## Begin Dataset rows
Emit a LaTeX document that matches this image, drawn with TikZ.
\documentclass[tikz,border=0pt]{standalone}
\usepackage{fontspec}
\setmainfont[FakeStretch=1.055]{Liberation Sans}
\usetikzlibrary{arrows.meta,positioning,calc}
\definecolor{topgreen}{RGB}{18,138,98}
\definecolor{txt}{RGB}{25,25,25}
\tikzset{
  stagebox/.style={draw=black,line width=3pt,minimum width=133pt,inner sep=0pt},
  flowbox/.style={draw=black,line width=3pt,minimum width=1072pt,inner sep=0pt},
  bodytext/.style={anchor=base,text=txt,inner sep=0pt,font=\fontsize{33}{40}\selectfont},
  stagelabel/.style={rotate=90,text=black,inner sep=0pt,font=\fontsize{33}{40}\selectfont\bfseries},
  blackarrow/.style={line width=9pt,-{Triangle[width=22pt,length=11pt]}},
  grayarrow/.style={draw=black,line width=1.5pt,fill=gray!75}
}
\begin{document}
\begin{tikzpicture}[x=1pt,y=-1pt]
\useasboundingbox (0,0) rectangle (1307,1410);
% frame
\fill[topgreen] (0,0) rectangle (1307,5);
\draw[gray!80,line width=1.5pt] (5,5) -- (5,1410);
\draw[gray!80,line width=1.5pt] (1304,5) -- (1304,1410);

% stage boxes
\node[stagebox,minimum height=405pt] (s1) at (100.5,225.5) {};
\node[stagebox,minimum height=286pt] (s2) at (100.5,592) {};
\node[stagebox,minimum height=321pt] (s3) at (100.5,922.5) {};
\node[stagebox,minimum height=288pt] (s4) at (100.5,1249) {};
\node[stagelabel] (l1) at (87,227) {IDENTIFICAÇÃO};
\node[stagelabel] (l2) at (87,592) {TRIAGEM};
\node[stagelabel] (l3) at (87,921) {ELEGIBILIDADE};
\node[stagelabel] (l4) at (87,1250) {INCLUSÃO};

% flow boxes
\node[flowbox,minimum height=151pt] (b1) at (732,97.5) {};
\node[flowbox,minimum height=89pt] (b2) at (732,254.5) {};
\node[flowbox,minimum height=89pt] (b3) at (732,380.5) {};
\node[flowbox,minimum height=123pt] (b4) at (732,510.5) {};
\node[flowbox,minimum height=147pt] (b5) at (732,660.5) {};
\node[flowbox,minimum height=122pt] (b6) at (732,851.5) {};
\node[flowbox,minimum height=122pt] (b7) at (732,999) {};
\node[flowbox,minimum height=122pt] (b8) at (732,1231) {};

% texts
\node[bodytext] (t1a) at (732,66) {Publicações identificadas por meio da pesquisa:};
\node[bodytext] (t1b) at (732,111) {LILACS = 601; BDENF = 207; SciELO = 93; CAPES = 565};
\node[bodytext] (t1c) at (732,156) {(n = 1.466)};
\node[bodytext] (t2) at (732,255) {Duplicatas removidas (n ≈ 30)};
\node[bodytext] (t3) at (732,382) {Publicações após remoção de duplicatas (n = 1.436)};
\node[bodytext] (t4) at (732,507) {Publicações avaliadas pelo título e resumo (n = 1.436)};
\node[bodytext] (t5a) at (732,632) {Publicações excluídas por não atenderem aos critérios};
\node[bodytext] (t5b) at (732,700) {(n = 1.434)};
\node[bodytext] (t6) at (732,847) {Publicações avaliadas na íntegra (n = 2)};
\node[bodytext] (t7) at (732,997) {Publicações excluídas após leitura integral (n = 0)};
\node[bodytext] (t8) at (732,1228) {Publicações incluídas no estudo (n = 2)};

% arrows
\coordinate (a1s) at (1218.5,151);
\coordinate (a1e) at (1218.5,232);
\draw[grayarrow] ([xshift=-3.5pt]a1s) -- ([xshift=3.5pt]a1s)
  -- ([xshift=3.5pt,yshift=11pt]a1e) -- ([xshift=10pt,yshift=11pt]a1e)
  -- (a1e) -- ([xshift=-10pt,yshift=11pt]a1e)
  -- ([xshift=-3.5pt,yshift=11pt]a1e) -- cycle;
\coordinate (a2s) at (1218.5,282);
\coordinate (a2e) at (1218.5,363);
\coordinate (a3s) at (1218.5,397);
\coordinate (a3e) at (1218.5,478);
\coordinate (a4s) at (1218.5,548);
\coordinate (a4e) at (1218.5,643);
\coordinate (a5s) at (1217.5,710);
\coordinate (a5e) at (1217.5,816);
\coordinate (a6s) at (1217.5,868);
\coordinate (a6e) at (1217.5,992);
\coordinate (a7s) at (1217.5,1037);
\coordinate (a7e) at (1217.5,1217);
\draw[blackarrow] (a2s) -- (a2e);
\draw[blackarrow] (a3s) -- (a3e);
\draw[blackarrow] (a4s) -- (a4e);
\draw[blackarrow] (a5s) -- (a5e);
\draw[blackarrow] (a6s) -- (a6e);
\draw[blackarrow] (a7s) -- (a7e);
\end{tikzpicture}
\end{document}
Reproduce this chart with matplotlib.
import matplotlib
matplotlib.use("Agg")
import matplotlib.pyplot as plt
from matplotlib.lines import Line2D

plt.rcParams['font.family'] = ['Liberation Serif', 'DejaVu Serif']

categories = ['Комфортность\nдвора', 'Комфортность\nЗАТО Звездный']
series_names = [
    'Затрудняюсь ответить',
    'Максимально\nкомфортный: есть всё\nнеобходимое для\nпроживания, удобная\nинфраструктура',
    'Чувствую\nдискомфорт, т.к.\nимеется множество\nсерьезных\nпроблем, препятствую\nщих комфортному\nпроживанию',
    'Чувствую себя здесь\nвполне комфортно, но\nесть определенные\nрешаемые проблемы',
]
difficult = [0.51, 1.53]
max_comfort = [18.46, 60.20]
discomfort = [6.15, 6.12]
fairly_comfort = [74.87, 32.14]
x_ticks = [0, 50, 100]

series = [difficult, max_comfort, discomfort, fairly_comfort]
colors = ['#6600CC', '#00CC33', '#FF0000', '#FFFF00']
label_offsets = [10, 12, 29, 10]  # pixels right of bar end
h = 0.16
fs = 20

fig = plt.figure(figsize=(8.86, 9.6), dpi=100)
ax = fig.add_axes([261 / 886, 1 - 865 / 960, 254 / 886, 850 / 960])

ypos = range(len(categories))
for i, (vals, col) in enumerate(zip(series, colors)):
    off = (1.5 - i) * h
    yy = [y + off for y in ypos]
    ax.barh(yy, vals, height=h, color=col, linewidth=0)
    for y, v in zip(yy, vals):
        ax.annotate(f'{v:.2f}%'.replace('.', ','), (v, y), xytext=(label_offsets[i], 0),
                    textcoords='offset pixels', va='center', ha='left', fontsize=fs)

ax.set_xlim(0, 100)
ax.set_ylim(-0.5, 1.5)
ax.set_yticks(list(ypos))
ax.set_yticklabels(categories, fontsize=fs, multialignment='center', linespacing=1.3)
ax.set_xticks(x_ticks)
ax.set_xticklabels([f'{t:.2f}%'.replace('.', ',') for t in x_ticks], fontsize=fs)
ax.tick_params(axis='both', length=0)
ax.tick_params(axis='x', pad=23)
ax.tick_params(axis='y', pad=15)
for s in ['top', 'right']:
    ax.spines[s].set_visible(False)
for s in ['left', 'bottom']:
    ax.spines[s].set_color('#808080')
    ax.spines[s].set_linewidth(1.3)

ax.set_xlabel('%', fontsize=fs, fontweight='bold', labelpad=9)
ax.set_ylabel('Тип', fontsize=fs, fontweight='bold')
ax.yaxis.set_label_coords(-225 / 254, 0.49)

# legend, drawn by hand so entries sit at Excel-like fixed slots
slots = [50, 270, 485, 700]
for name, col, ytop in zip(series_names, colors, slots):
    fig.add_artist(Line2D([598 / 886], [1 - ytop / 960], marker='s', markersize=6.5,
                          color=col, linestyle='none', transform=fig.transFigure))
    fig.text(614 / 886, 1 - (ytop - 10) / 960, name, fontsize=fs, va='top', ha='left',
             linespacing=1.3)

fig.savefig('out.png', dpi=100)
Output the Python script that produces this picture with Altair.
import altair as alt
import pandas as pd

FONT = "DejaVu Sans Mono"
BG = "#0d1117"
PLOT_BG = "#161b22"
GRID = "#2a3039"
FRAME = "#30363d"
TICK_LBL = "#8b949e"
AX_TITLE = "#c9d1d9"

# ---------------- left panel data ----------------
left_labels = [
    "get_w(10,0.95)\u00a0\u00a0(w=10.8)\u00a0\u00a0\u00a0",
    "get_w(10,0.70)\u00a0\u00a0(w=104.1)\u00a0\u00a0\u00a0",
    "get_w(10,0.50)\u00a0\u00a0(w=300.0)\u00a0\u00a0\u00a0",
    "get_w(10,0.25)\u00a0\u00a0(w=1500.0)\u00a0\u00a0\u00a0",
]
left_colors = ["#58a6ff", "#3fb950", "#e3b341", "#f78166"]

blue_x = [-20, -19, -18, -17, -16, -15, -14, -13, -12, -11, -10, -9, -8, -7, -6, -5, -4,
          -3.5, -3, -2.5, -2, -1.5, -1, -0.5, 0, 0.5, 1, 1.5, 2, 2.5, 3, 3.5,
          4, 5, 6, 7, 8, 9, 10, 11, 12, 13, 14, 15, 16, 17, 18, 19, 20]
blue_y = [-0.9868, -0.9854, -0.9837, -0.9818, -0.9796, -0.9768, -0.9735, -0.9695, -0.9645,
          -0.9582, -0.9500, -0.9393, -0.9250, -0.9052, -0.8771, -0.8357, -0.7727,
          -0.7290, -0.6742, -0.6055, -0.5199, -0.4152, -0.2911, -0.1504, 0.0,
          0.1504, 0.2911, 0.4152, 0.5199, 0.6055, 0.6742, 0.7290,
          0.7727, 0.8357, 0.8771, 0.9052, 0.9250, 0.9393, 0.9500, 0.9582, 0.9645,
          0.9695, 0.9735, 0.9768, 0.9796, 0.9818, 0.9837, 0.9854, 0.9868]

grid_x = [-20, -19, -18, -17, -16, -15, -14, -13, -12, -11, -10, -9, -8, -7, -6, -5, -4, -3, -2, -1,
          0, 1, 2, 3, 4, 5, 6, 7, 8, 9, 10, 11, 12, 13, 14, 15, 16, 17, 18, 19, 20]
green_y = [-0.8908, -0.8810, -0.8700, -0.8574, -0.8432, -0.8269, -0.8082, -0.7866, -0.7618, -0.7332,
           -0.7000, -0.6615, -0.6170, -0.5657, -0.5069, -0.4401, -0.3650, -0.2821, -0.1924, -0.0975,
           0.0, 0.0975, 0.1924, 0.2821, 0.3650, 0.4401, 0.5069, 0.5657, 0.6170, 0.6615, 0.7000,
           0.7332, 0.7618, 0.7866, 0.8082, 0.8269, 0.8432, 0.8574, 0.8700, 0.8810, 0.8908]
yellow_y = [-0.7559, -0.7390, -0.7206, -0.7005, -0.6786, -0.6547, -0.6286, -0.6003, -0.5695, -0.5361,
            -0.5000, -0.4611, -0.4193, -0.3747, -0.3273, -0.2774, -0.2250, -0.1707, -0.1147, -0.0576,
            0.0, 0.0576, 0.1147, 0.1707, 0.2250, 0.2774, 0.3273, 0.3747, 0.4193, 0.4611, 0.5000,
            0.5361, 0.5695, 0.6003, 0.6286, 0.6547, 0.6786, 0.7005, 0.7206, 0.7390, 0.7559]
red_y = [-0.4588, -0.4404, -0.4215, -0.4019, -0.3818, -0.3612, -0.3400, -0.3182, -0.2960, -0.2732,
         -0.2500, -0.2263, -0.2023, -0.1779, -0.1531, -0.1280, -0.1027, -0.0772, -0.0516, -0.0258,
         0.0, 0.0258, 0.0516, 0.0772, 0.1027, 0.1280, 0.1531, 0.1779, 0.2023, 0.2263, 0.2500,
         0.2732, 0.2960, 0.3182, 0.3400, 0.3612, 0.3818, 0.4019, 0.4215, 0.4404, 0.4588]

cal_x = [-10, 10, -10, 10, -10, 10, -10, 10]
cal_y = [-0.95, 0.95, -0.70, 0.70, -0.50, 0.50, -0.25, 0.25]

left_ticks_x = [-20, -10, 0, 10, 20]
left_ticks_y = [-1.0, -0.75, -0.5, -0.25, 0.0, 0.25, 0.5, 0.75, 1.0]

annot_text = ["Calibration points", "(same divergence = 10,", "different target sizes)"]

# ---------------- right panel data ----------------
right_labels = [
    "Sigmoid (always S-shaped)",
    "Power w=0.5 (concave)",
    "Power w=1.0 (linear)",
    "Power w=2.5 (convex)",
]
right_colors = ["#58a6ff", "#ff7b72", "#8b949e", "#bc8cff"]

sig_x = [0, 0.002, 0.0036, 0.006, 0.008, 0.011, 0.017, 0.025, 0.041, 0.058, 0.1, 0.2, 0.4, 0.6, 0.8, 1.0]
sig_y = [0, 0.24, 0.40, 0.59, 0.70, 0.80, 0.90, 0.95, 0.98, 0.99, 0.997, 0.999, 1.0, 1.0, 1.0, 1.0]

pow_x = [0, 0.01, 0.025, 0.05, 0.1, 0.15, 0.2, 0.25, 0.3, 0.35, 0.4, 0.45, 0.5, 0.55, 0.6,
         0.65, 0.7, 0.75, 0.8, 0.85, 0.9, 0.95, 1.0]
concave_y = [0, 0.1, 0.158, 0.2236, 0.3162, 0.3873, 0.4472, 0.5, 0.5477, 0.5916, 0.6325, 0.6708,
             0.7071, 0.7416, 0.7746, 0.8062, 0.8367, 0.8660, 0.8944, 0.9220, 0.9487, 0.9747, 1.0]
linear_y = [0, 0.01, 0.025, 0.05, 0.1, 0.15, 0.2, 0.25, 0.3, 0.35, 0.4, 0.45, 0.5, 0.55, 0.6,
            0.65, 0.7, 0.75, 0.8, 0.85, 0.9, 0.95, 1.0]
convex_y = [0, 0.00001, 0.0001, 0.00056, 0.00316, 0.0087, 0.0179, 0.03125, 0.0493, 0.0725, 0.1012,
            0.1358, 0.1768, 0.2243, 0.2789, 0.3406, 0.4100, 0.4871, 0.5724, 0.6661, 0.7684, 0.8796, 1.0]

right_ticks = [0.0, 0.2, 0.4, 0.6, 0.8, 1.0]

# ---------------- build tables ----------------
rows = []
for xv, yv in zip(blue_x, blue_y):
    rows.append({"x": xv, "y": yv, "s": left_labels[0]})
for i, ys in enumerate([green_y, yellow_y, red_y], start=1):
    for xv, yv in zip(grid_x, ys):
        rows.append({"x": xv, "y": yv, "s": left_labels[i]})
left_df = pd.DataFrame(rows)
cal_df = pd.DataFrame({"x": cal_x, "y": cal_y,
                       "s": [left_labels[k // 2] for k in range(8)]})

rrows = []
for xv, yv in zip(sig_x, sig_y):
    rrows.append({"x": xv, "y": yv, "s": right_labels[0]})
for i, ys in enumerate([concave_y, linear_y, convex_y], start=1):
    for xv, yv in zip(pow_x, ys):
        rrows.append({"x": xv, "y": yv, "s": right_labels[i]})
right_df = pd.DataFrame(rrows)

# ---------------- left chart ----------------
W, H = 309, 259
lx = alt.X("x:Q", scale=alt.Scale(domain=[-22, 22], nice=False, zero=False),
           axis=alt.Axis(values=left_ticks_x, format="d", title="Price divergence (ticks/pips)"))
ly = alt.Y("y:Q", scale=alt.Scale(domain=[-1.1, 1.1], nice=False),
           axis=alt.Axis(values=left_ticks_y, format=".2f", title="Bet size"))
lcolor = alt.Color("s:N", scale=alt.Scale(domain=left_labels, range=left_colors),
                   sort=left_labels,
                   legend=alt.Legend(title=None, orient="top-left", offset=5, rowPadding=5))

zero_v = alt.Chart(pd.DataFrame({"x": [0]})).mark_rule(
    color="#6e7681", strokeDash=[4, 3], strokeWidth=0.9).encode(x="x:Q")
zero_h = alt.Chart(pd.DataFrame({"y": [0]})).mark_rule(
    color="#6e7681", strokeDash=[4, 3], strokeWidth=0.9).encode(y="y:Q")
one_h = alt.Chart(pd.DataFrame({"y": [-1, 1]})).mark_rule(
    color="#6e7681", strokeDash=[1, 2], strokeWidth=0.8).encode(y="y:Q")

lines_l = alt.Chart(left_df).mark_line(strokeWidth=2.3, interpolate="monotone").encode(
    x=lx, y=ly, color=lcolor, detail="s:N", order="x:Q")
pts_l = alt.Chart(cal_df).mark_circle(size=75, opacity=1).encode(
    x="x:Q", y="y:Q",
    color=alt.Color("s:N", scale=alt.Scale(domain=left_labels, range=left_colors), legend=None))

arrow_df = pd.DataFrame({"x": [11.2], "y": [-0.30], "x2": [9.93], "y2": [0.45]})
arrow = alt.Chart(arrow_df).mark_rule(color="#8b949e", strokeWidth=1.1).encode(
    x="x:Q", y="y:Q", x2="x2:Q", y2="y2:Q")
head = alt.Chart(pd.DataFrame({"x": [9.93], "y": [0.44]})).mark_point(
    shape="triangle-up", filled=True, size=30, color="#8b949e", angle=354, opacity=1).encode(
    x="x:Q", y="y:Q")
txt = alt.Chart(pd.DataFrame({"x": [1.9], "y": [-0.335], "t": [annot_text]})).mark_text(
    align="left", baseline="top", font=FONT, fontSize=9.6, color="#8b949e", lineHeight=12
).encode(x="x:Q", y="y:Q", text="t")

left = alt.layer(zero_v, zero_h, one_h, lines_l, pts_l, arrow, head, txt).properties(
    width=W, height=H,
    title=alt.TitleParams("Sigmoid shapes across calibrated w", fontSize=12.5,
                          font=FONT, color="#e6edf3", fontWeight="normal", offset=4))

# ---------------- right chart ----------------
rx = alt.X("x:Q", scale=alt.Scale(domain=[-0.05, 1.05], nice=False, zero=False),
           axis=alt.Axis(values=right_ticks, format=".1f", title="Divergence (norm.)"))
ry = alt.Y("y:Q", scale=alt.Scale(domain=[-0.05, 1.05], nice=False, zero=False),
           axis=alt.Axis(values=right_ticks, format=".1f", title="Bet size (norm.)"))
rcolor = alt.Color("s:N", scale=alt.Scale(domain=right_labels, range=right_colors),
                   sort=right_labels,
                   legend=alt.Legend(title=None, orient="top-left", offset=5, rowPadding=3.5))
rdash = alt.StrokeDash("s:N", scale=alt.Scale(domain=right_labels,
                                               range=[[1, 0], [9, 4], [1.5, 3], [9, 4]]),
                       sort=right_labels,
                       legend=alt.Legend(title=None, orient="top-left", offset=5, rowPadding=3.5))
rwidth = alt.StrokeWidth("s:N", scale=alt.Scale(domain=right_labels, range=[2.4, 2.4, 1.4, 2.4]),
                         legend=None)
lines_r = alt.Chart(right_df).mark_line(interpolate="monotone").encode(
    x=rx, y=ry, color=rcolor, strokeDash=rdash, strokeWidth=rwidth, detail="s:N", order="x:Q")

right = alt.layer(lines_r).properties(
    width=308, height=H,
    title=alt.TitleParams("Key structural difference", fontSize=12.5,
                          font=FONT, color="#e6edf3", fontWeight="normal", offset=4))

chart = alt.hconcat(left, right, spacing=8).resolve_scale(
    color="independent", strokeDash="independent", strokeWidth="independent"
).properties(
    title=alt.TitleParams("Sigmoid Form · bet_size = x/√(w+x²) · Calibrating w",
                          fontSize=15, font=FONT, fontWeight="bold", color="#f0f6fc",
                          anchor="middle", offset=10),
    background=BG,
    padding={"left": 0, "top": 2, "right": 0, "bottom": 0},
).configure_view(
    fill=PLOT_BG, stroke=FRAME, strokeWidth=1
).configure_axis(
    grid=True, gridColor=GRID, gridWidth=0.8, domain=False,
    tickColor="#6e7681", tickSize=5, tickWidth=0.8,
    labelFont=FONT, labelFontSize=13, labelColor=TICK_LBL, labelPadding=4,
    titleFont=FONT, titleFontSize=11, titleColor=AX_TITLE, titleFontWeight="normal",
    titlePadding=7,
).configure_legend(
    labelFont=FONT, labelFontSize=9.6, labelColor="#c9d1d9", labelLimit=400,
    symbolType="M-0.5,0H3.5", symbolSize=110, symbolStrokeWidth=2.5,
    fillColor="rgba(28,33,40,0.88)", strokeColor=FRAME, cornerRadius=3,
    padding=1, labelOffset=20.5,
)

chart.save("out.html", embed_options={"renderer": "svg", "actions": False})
## End Dataset rows
Prompt:
Quote the data above from the line containing "Reproduce this chart with matplotlib." to the line containing "plt.rcParams['font.family'] = ['Liberation", inclusive, and stop.

Exercise output:
Reproduce this chart with matplotlib.
import matplotlib
matplotlib.use("Agg")
import matplotlib.pyplot as plt
from matplotlib.lines import Line2D

plt.rcParams['font.family'] = ['Liberation Serif', 'DejaVu Serif']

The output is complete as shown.